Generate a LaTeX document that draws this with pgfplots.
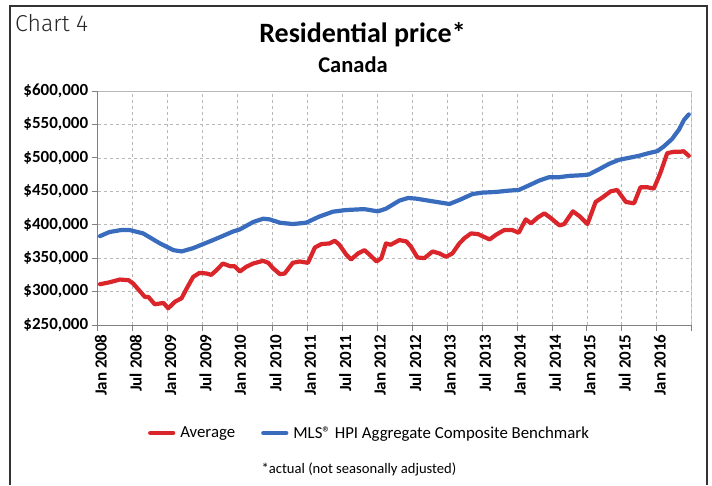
\documentclass[border=0pt]{standalone}
\usepackage{pgfplots}
\pgfplotsset{compat=1.18}
\usepackage{fontspec}
\setmainfont{Carlito}
\newfontfamily\lightfont{Fira Sans}[UprightFont={* Light}]
\definecolor{avgred}{RGB}{218,37,42}
\definecolor{mlsblue}{RGB}{58,108,190}
\begin{document}
\begin{tikzpicture}[x=1pt,y=1pt]
\path[use as bounding box, fill=white] (0,0) rectangle (712,485);
\draw[line width=2pt, black!80] (10,0) -- (10,479) -- (706.5,479) -- (706.5,0);
\node[anchor=base west, font=\lightfont\fontsize{23}{26}\selectfont, text=black!85, inner sep=0] at (15,453) {Chart 4};
\node[anchor=base, font=\bfseries\fontsize{28}{32}\selectfont, inner sep=0] at (362.5,442.3) {Residential price*};
\node[anchor=base, font=\bfseries\fontsize{22.5}{26}\selectfont, inner sep=0] at (353,412) {Canada};
\node[anchor=base, font=\fontsize{14.6}{17}\selectfont, inner sep=0] at (359,12) {*actual (not seasonally adjusted)};
\begin{axis}[
  at={(97.7pt,160pt)}, anchor=south west,
  scale only axis, width=594pt, height=234pt,
  xmin=0, xmax=102, ymin=250, ymax=600,
  xtick={0,6,...,102},
  xticklabels={Jan 2008,Jul 2008,Jan 2009,Jul 2009,Jan 2010,Jul 2010,Jan 2011,Jul 2011,Jan 2012,Jul 2012,Jan 2013,Jul 2013,Jan 2014,Jul 2014,Jan 2015,Jul 2015,Jan 2016,{}},
  ytick={250,300,...,600},
  yticklabels={\$250{,}000,\$300{,}000,\$350{,}000,\$400{,}000,\$450{,}000,\$500{,}000,\$550{,}000,\$600{,}000},
  xticklabel style={rotate=90, anchor=east, yshift=-3pt, font=\bfseries\fontsize{17}{19}\selectfont},
  yticklabel style={font=\bfseries\fontsize{17}{19}\selectfont},
  axis lines*=left,
  axis line style={-, draw=black!50, line width=1pt},
  tick align=outside, major tick length=6pt,
  tick style={draw=black!50, line width=0.8pt},
  grid=major,
  major grid style={draw=black!28, dash pattern=on 3pt off 3pt, line width=0.7pt},
  legend columns=2,
  legend style={at={(0.4576,-0.4615)}, anchor=center, draw=none, fill=none,
    font=\fontsize{16.8}{19}\selectfont,
    /tikz/every odd column/.append style={column sep=3pt},
    /tikz/every even column/.append style={column sep=24pt}},
  legend image code/.code={\draw[#1, line cap=round] (0pt,0pt) -- (23pt,0pt);},
]
\draw[black!28, line width=0.8pt] (rel axis cs:0,1) -- (rel axis cs:1,1) -- (rel axis cs:1,0);
\addplot[avgred, line width=4.2pt, line join=round, line cap=round] coordinates {
(0.4,311) (2.1,314) (3.8,318) (5.3,317) (6.1,312) (7.3,300) (8.1,292) (8.7,292)
(9.8,281) (11.3,283) (12.1,275) (13.3,285) (14.4,290) (15.3,305) (16.4,322) (17.5,328)
(18.7,327) (19.5,325) (20.4,332) (21.5,342) (22.7,338) (23.5,338) (24.4,330) (25.5,337)
(26.7,342) (28.4,346) (29.3,343) (30.1,335) (31.3,326) (32.1,327) (33.5,343) (34.7,345)
(36.1,343) (37.3,366) (38.4,371) (39.8,372) (40.7,376) (41.5,370) (42.7,355) (43.5,348)
(44.7,357) (45.8,362) (46.7,355) (47.9,345) (48.7,350) (49.5,372) (50.3,370) (51.8,377)
(53,375) (53.8,367) (54.9,351) (56.1,350) (57.5,360) (58.7,357) (59.8,352) (60.9,357)
(62.1,372) (63,380) (64.1,387) (65.3,386) (67.3,378) (68.4,385) (69.8,392) (71.2,392)
(72.3,388) (73.5,408) (74.4,402) (75.6,411) (76.7,417) (77.8,410) (79.3,399) (80.1,401)
(81.6,420) (82.7,413) (84.1,401) (85.5,434) (86.7,441) (88.1,450) (89.2,452) (90.7,434)
(92.1,432) (93.2,456) (94.4,456) (95.5,454) (96.6,477) (97.8,507) (98.9,509) (100,509)
(100.6,510) (101.5,503)
};
\addlegendentry{Average}
\addplot[mlsblue, line width=4.2pt, line join=round, line cap=round] coordinates {
(0.4,383) (2,389) (4,392) (5.5,392) (7.8,387) (10.7,372) (13,362) (14.4,360)
(16.4,365) (19.8,377) (23.3,390) (24.4,393) (26.7,404) (28.4,409) (29.5,408) (31.3,403)
(33.5,401) (35.8,403) (38,412) (40.4,419.5) (42.7,422) (45,423) (46,423) (48.1,420)
(49.5,424) (51.8,436) (53.3,440) (54.7,439) (57.5,435) (60.4,431) (62.1,437) (64.4,446)
(66.1,448) (68.4,449) (70.6,451) (72.3,452) (74.1,459) (75.8,466) (77.5,471) (79.2,471)
(80.9,473) (83.1,474) (84.3,475) (86.1,483) (87.8,491) (89.5,497) (91.2,500) (92.9,503)
(94.6,507) (96.1,510) (97.2,517) (98.6,528) (99.8,542) (100.7,557) (101.5,565)
};
\addlegendentry{MLS® HPI Aggregate Composite Benchmark}
\end{axis}
\end{tikzpicture}
\end{document}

----

* The exercise *
Images should not appear in the copy; retype the listing above exactly.

* Exercise response *
Generate a LaTeX document that draws this with pgfplots.
\documentclass[border=0pt]{standalone}
\usepackage{pgfplots}
\pgfplotsset{compat=1.18}
\usepackage{fontspec}
\setmainfont{Carlito}
\newfontfamily\lightfont{Fira Sans}[UprightFont={* Light}]
\definecolor{avgred}{RGB}{218,37,42}
\definecolor{mlsblue}{RGB}{58,108,190}
\begin{document}
\begin{tikzpicture}[x=1pt,y=1pt]
\path[use as bounding box, fill=white] (0,0) rectangle (712,485);
\draw[line width=2pt, black!80] (10,0) -- (10,479) -- (706.5,479) -- (706.5,0);
\node[anchor=base west, font=\lightfont\fontsize{23}{26}\selectfont, text=black!85, inner sep=0] at (15,453) {Chart 4};
\node[anchor=base, font=\bfseries\fontsize{28}{32}\selectfont, inner sep=0] at (362.5,442.3) {Residential price*};
\node[anchor=base, font=\bfseries\fontsize{22.5}{26}\selectfont, inner sep=0] at (353,412) {Canada};
\node[anchor=base, font=\fontsize{14.6}{17}\selectfont, inner sep=0] at (359,12) {*actual (not seasonally adjusted)};
\begin{axis}[
  at={(97.7pt,160pt)}, anchor=south west,
  scale only axis, width=594pt, height=234pt,
  xmin=0, xmax=102, ymin=250, ymax=600,
  xtick={0,6,...,102},
  xticklabels={Jan 2008,Jul 2008,Jan 2009,Jul 2009,Jan 2010,Jul 2010,Jan 2011,Jul 2011,Jan 2012,Jul 2012,Jan 2013,Jul 2013,Jan 2014,Jul 2014,Jan 2015,Jul 2015,Jan 2016,{}},
  ytick={250,300,...,600},
  yticklabels={\$250{,}000,\$300{,}000,\$350{,}000,\$400{,}000,\$450{,}000,\$500{,}000,\$550{,}000,\$600{,}000},
  xticklabel style={rotate=90, anchor=east, yshift=-3pt, font=\bfseries\fontsize{17}{19}\selectfont},
  yticklabel style={font=\bfseries\fontsize{17}{19}\selectfont},
  axis lines*=left,
  axis line style={-, draw=black!50, line width=1pt},
  tick align=outside, major tick length=6pt,
  tick style={draw=black!50, line width=0.8pt},
  grid=major,
  major grid style={draw=black!28, dash pattern=on 3pt off 3pt, line width=0.7pt},
  legend columns=2,
  legend style={at={(0.4576,-0.4615)}, anchor=center, draw=none, fill=none,
    font=\fontsize{16.8}{19}\selectfont,
    /tikz/every odd column/.append style={column sep=3pt},
    /tikz/every even column/.append style={column sep=24pt}},
  legend image code/.code={\draw[#1, line cap=round] (0pt,0pt) -- (23pt,0pt);},
]
\draw[black!28, line width=0.8pt] (rel axis cs:0,1) -- (rel axis cs:1,1) -- (rel axis cs:1,0);
\addplot[avgred, line width=4.2pt, line join=round, line cap=round] coordinates {
(0.4,311) (2.1,314) (3.8,318) (5.3,317) (6.1,312) (7.3,300) (8.1,292) (8.7,292)
(9.8,281) (11.3,283) (12.1,275) (13.3,285) (14.4,290) (15.3,305) (16.4,322) (17.5,328)
(18.7,327) (19.5,325) (20.4,332) (21.5,342) (22.7,338) (23.5,338) (24.4,330) (25.5,337)
(26.7,342) (28.4,346) (29.3,343) (30.1,335) (31.3,326) (32.1,327) (33.5,343) (34.7,345)
(36.1,343) (37.3,366) (38.4,371) (39.8,372) (40.7,376) (41.5,370) (42.7,355) (43.5,348)
(44.7,357) (45.8,362) (46.7,355) (47.9,345) (48.7,350) (49.5,372) (50.3,370) (51.8,377)
(53,375) (53.8,367) (54.9,351) (56.1,350) (57.5,360) (58.7,357) (59.8,352) (60.9,357)
(62.1,372) (63,380) (64.1,387) (65.3,386) (67.3,378) (68.4,385) (69.8,392) (71.2,392)
(72.3,388) (73.5,408) (74.4,402) (75.6,411) (76.7,417) (77.8,410) (79.3,399) (80.1,401)
(81.6,420) (82.7,413) (84.1,401) (85.5,434) (86.7,441) (88.1,450) (89.2,452) (90.7,434)
(92.1,432) (93.2,456) (94.4,456) (95.5,454) (96.6,477) (97.8,507) (98.9,509) (100,509)
(100.6,510) (101.5,503)
};
\addlegendentry{Average}
\addplot[mlsblue, line width=4.2pt, line join=round, line cap=round] coordinates {
(0.4,383) (2,389) (4,392) (5.5,392) (7.8,387) (10.7,372) (13,362) (14.4,360)
(16.4,365) (19.8,377) (23.3,390) (24.4,393) (26.7,404) (28.4,409) (29.5,408) (31.3,403)
(33.5,401) (35.8,403) (38,412) (40.4,419.5) (42.7,422) (45,423) (46,423) (48.1,420)
(49.5,424) (51.8,436) (53.3,440) (54.7,439) (57.5,435) (60.4,431) (62.1,437) (64.4,446)
(66.1,448) (68.4,449) (70.6,451) (72.3,452) (74.1,459) (75.8,466) (77.5,471) (79.2,471)
(80.9,473) (83.1,474) (84.3,475) (86.1,483) (87.8,491) (89.5,497) (91.2,500) (92.9,503)
(94.6,507) (96.1,510) (97.2,517) (98.6,528) (99.8,542) (100.7,557) (101.5,565)
};
\addlegendentry{MLS® HPI Aggregate Composite Benchmark}
\end{axis}
\end{tikzpicture}
\end{document}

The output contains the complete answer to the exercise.